6) Once counsel has appeared for a defendant, the plaintiff need not send copies of his filings to that defendant or to that defendant's counsel. Instead, the Clerk will file the plaintiff's document electronically and send a notice of electronic filing to defense counsel. The notice of electronic filing shall constitute service on defendants pursuant to Local Rule 5.3. If electronic service on defendants is not available, plaintiff will be notified and instructed accordingly.
7) Counsel for the defendants is hereby granted leave to depose plaintiff at his place of confinement. Counsel for the defendants shall arrange the time for the deposition.
8) The plaintiff shall immediately notify the Court, in writing, of any change in his mailing address and telephone number.
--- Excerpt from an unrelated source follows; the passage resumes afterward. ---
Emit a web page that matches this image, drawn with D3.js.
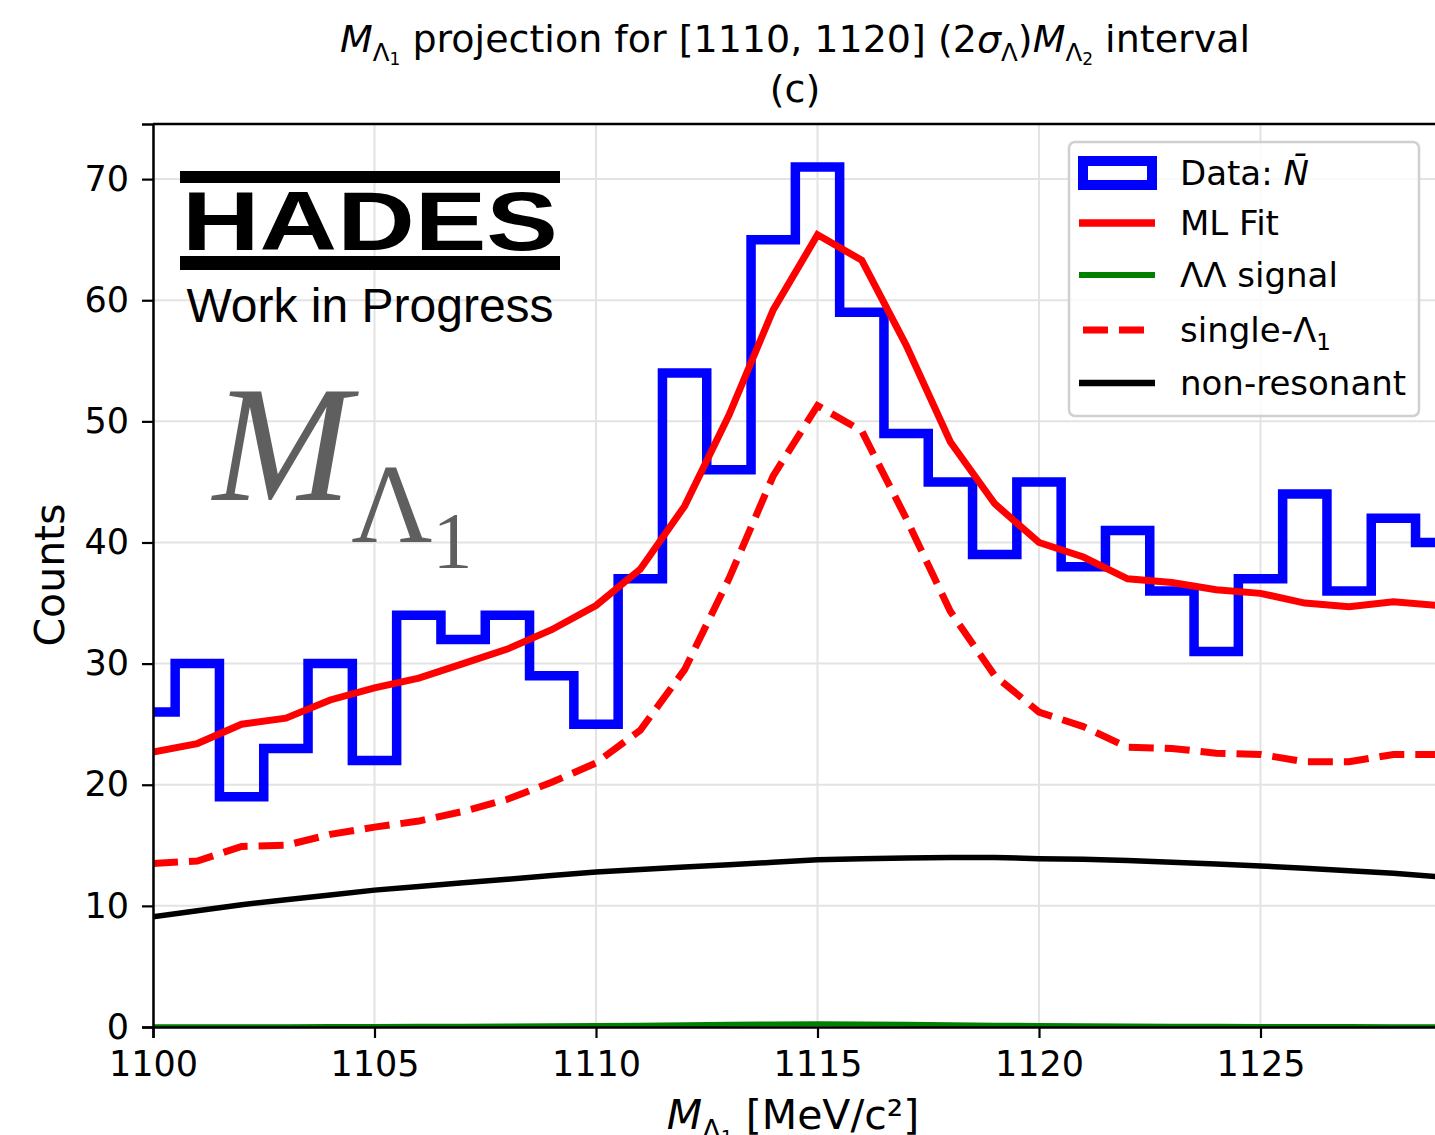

The plaintiff's failure to notify the Court of a change in mailing address or phone number will result in dismissal of this lawsuit, with prejudice.


1) Add defendant Internal Affairs Officer Jeremy Olson to the lawsuit;
2) Dismiss defendants Godinez, Pfister and Dronenberg for failure to state a claim upon which relief can be granted pursuant to by 28 U.S.C. §1915A;
3) Attempt service on defendants Olson and Skeens pursuant to the standard procedures; and
4) Set an internal court deadline 60 days from the entry of this order for the court to check on the status of service and enter scheduling deadlines.

Lastly, it is ordered that if a defendant fails to sign and return a waiver of service for the clerk within 30 days after the waiver is sent, the court will take appropriate steps to effect formal service through the U.S. Marshal's Service on that defendant and will require that defendant to pay the full costs of formal service pursuant to Federal Rule of Civil Procedure 4(d)(2).